Methods of Reprogramming ROM
EPROMs require exposure to ultraviolet light through a window that is designed into the top of the chip. Once the existing data has been erased, we can write new data to it using a device called a PROM programmer or EPROM programmer. When we move onto EEPROM, it can be reprogrammed without having to remove the chip from the motherboard, a benefit not offered by traditional ROM or EPROM. Flash memory goes a step further, allowing for more accessible and more frequent updates, which is instrumental for devices like SSDs, laser printers, and even some hard disks.
Firmware Updates and Flash Memory
| Technology | Update Method | Typical Use |
| EPROM | Ultraviolet light erasure | Older hardware/firmware |
| EEPROM | Electrical erasure | Modern BIOS/PCM |
| Flash Memory | Electrical erasure (block-wise) | SSDs, USB drives |
Flash memory has revolutionized firmware updates.
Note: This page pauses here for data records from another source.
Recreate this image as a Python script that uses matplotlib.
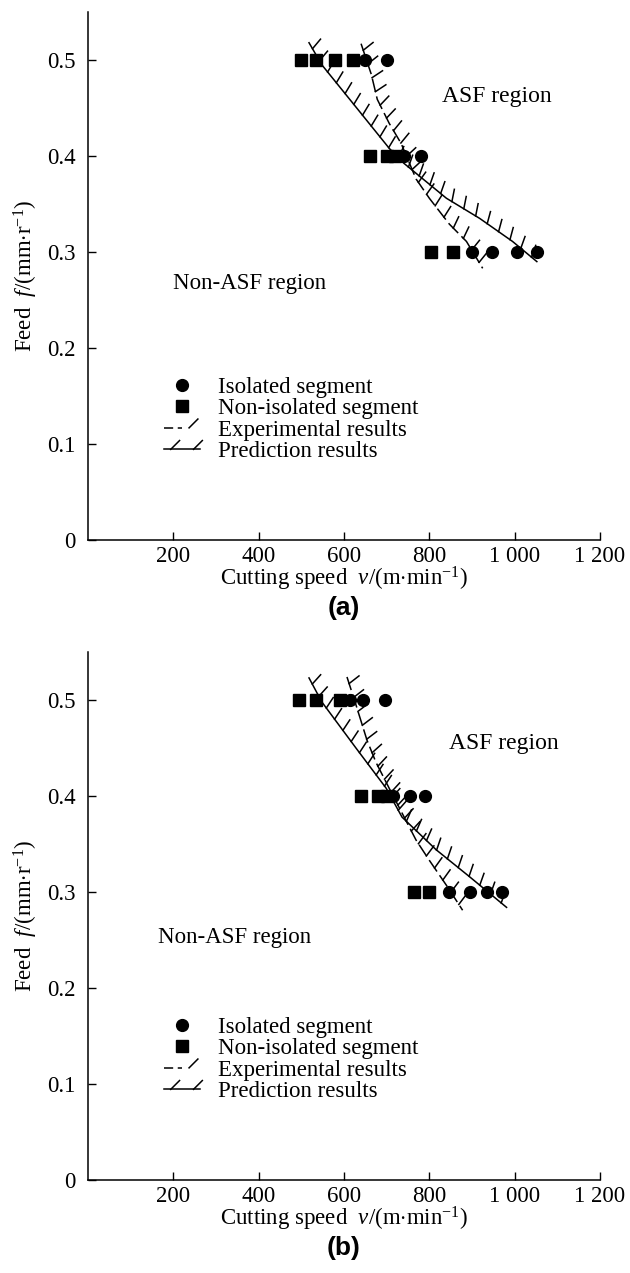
import matplotlib
matplotlib.use("Agg")
import matplotlib.pyplot as plt
from matplotlib import patheffects
from matplotlib.lines import Line2D
from matplotlib.legend_handler import HandlerTuple

plt.rcParams['font.family'] = 'Liberation Serif'
plt.rcParams['mathtext.fontset'] = 'custom'
plt.rcParams['mathtext.rm'] = 'Liberation Serif'
plt.rcParams['mathtext.it'] = 'Liberation Serif:italic'

# panel (a) measured points
iso_a_v = [650, 700, 740, 780, 900, 948, 1005, 1052]
iso_a_f = [0.5, 0.5, 0.4, 0.4, 0.3, 0.3, 0.3, 0.3]
non_a_v = [500, 535, 578, 620, 660, 700, 720, 805, 855]
non_a_f = [0.5, 0.5, 0.5, 0.5, 0.4, 0.4, 0.4, 0.3, 0.3]
# boundaries (a)
pred_a_v = [518, 548, 628, 706, 736, 840, 918, 995, 1052]
pred_a_f = [0.518, 0.495, 0.451, 0.408, 0.394, 0.356, 0.335, 0.311, 0.290]
exp_a_v = [640, 664, 678, 706, 734, 769, 800, 847, 887, 925]
exp_a_f = [0.517, 0.485, 0.459, 0.434, 0.413, 0.376, 0.356, 0.329, 0.311, 0.283]

# panel (b) measured points
iso_b_v = [615, 645, 695, 715, 755, 790, 845, 895, 935, 970]
iso_b_f = [0.5, 0.5, 0.5, 0.4, 0.4, 0.4, 0.3, 0.3, 0.3, 0.3]
non_b_v = [495, 535, 590, 640, 680, 700, 765, 800]
non_b_f = [0.5, 0.5, 0.5, 0.4, 0.4, 0.4, 0.3, 0.3]
# boundaries (b)
pred_b_v = [518, 548, 628, 699, 736, 816, 894, 981]
pred_b_f = [0.523, 0.498, 0.450, 0.408, 0.378, 0.344, 0.316, 0.284]
exp_b_v = [607, 628, 654, 675, 706, 769, 800, 840, 878]
exp_b_f = [0.524, 0.495, 0.458, 0.435, 0.408, 0.354, 0.333, 0.307, 0.281]

xticks = [200, 400, 600, 800, 1000, 1200]
xlabels = ['200', '400', '600', '800', '1 000', '1 200']
yticks = [0, 0.1, 0.2, 0.3, 0.4, 0.5]
ylabels = ['0', '0.1', '0.2', '0.3', '0.4', '0.5']

FS = 16.5
ticks_curve = patheffects.TickedStroke(angle=110, spacing=10, length=0.9)
ticks_leg = patheffects.TickedStroke(angle=45, spacing=10, length=0.9)


def panel(ax, iso_v, iso_f, non_v, non_f, pv, pf, ev, ef, asf_xy, non_xy, leg_xy, tag):
    ax.plot(pv, pf, color='k', lw=1.1,
            path_effects=[patheffects.withTickedStroke(angle=110, spacing=10, length=0.9)])
    ax.plot(ev, ef, color='k', lw=1.1, dashes=(9, 3))
    ax.plot(ev, ef, color='k', lw=1.1, path_effects=[ticks_curve])
    ax.plot(iso_v, iso_f, 'o', color='k', ms=8.5, zorder=3)
    ax.plot(non_v, non_f, 's', color='k', ms=8, zorder=3)

    ax.set_xlim(0, 1200)
    ax.set_ylim(0, 0.55)
    ax.set_xticks(xticks)
    ax.set_xticklabels(xlabels)
    ax.set_yticks(yticks)
    ax.set_yticklabels(ylabels)
    ax.tick_params(direction='in', length=6, width=1, labelsize=FS, pad=4)
    ax.tick_params(axis='y', pad=9)
    for s in ['top', 'right']:
        ax.spines[s].set_visible(False)
    for s in ['left', 'bottom']:
        ax.spines[s].set_linewidth(1.1)

    ax.set_xlabel(r'Cutting speed  $\it{v}$/(m$\cdot$min$^{-1}$)', fontsize=FS, labelpad=-1)
    ax.set_ylabel(r'Feed  $\it{f}$/(mm$\cdot$r$^{-1}$)', fontsize=FS, labelpad=5)

    ax.text(asf_xy[0], asf_xy[1], 'ASF region', fontsize=FS + 0.5, va='center')
    ax.text(non_xy[0], non_xy[1], 'Non-ASF region', fontsize=FS, va='center')

    h_iso = Line2D([], [], ls='none', marker='o', color='k', ms=8.5)
    h_non = Line2D([], [], ls='none', marker='s', color='k', ms=8)
    h_exp = (Line2D([], [], color='k', lw=1.1, dashes=(6, 3)),
             Line2D([], [], color='k', lw=1.1, path_effects=[ticks_leg]))
    h_pre = Line2D([], [], color='k', lw=1.1,
                   path_effects=[patheffects.withTickedStroke(angle=45, spacing=10, length=0.9)])
    ax.legend([h_iso, h_non, h_exp, h_pre],
              ['Isolated segment', 'Non-isolated segment', 'Experimental results', 'Prediction results'],
              handler_map={tuple: HandlerTuple(ndivide=None)},
              loc='upper left', bbox_to_anchor=leg_xy, frameon=False, fontsize=FS,
              handlelength=1.6, handletextpad=0.75, labelspacing=0.02,
              borderpad=0, borderaxespad=0)

    ax.text(0.5, -0.128, tag, transform=ax.transAxes, ha='center', va='center',
            fontsize=19, fontweight='bold', family='Liberation Sans')


fig = plt.figure(figsize=(6.3, 12.73), dpi=100)
ax1 = fig.add_axes([88 / 630, 1 - 540 / 1273, 512 / 630, 528 / 1273])
ax2 = fig.add_axes([88 / 630, 1 - 1180 / 1273, 512 / 630, 528 / 1273])

panel(ax1, iso_a_v, iso_a_f, non_a_v, non_a_f, pred_a_v, pred_a_f, exp_a_v, exp_a_f,
      (830, 0.462), (200, 0.267), (0.148, 0.309), '(a)')
panel(ax2, iso_b_v, iso_b_f, non_b_v, non_b_f, pred_b_v, pred_b_f, exp_b_v, exp_b_f,
      (847, 0.455), (165, 0.253), (0.148, 0.309), '(b)')

fig.savefig('out.png', dpi=100)
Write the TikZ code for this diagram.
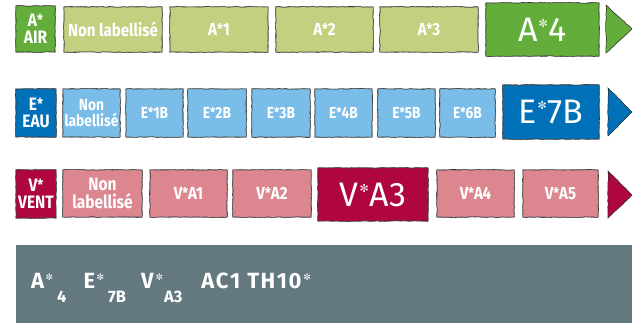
\documentclass[tikz,border=0pt]{standalone}
\usepackage{fontspec}
\setmainfont{Fira Sans}
\newfontfamily\cond{Fira Sans}[FakeStretch=0.86]
\newfontfamily\sym{DejaVu Sans}
\usetikzlibrary{decorations.pathmorphing}
\definecolor{agreen}{HTML}{63AE3A}
\definecolor{lgreen}{HTML}{C4D080}
\definecolor{ablue}{HTML}{0070B8}
\definecolor{lblue}{HTML}{7ABDE8}
\definecolor{vred}{HTML}{B0063E}
\definecolor{lpink}{HTML}{DC8790}
\definecolor{band}{HTML}{647880}
\definecolor{ink}{HTML}{2A2A2A}
\tikzset{
  sk/.style={draw=ink, line width=0.55pt, decorate,
    decoration={random steps, segment length=3.5pt, amplitude=0.45pt}},
  skb/.style={draw=ink!80, line width=0.4pt, decorate,
    decoration={random steps, segment length=5pt, amplitude=0.6pt}},
  cell/.style={inner sep=0pt, text=white, align=center},
  small/.style={font=\cond\bfseries\fontsize{17.5}{17.5}\selectfont},
  smallb/.style={font=\cond\bfseries\fontsize{16}{16}\selectfont},
  smallv/.style={font=\cond\bfseries\fontsize{17.5}{17.5}\selectfont},
  nl2/.style={font=\cond\bfseries\fontsize{16}{16}\selectfont},
  nl3/.style={font=\cond\bfseries\fontsize{18}{18}\selectfont},
  side/.style={font=\cond\bfseries\fontsize{18}{17}\selectfont},
  big/.style={font=\fontsize{34}{34}\selectfont},
}
\newcommand\st{\raisebox{1.5pt}{\scalebox{0.85}{*}}}
\newcommand\bst{\kern1pt\raisebox{14pt}{\sym\fontsize{11}{11}\selectfont ✼}\kern1pt}
\newcommand\sst{\raisebox{7.5pt}{\sym\fontsize{9}{9}\selectfont ✼}}
\newcommand\cellbox[8][]{%
  \node[cell, fill=#7, minimum width={#5-#3}, minimum height={#6-#4}, #1]
    (#2) at ({(#3+#5)/2},{(#4+#6)/2}) {#8};
  \draw[sk] (#2.north west) rectangle (#2.south east);
  \draw[skb] (#2.north west) rectangle (#2.south east);
}
\begin{document}
\begin{tikzpicture}[x=1pt,y=-1pt]
\pgfmathsetseed{7}
\useasboundingbox[fill=white] (0,0) rectangle (632,323);
% Row AIR
\cellbox[side]{aL}{16}{6}{55}{52}{agreen}{A\st\\AIR}
\cellbox[small]{a0}{64}{7}{162}{52}{lgreen}{Non labellisé}
\cellbox[small]{a1}{170}{7}{268}{52}{lgreen}{A\st 1}
\cellbox[small]{a2}{276}{7}{373}{52}{lgreen}{A\st 2}
\cellbox[small]{a3}{380}{7}{478}{52}{lgreen}{A\st 3}
\cellbox[big]{a4}{486}{3}{599}{56}{agreen}{A\bst 4}
\fill[agreen] (606,5) -- (632,29) -- (606,53) -- cycle;
\draw[sk] (606,5) -- (632,29) -- (606,53) -- cycle;
% Row EAU
\cellbox[side]{eL}{16}{89}{56}{137}{ablue}{E\st\\EAU}
\cellbox[nl2]{e0}{63}{89}{120}{137}{lblue}{Non\\labellisé}
\cellbox[smallb]{e1}{126}{89}{183}{137}{lblue}{E\st 1B}
\cellbox[smallb]{e2}{188}{89}{246}{137}{lblue}{E\st 2B}
\cellbox[smallb]{e3}{252}{89}{310}{137}{lblue}{E\st 3B}
\cellbox[smallb]{e4}{315}{89}{372}{137}{lblue}{E\st 4B}
\cellbox[smallb]{e5}{378}{89}{435}{137}{lblue}{E\st 5B}
\cellbox[smallb]{e6}{440}{89}{495}{137}{lblue}{E\st 6B}
\cellbox[big]{e7}{503}{85}{599}{139}{ablue}{E\bst 7B}
\fill[ablue] (608,88) -- (632,112) -- (608,136) -- cycle;
\draw[sk] (608,88) -- (632,112) -- (608,136) -- cycle;
% Row VENT
\cellbox[side]{vL}{16}{170}{56}{218}{vred}{V\st\\VENT}
\cellbox[nl3]{v0}{63}{170}{142}{217}{lpink}{Non\\labellisé}
\cellbox[smallv]{v1}{150}{170}{227}{217}{lpink}{V\st A1}
\cellbox[smallv]{v2}{233}{170}{311}{217}{lpink}{V\st A2}
\cellbox[big]{v3}{318}{168}{428}{221}{vred}{V\bst A3}
\cellbox[smallv]{v4}{437}{170}{514}{217}{lpink}{V\st A4}
\cellbox[smallv]{v5}{523}{170}{598}{217}{lpink}{V\st A5}
\fill[vred] (608,171) -- (632,195) -- (608,218) -- cycle;
\draw[sk] (608,171) -- (632,195) -- (608,218) -- cycle;
% Band
\fill[band] (16,245) rectangle (632,323);
\node[anchor=base west, inner sep=0pt, text=white,
  font=\bfseries\fontsize{22}{22}\selectfont] (label) at (31,288)
  {A\kern1.5pt\sst\kern4pt\raisebox{-14pt}{\fontsize{16.5}{16.5}\selectfont 4}\kern17pt
   E\kern1.5pt\sst\kern4pt\raisebox{-14pt}{\fontsize{16.5}{16.5}\selectfont 7B}\kern15pt
   V\kern2pt\sst\kern1pt\raisebox{-14pt}{\fontsize{16.5}{16.5}\selectfont A3}\kern19pt
   A\kern1.5pt C\kern1.5pt 1\kern7pt T\kern1.5pt H\kern1.5pt 1\kern1.5pt 0\kern2pt\sst};
\end{tikzpicture}
\end{document}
Unlike the older ROM types, which often required cumbersome and delicate methods for reprogrammability, flash memory can be updated quickly and without the need for external light sources or special equipment. Firmware updates are critical for a wide range of electronic devices we rely on daily, from computers to smartphones. Flash memory has made these updates not only possible but convenient and reliable, ensuring that our devices can receive improvements and security patches necessary to operate efficiently and safely.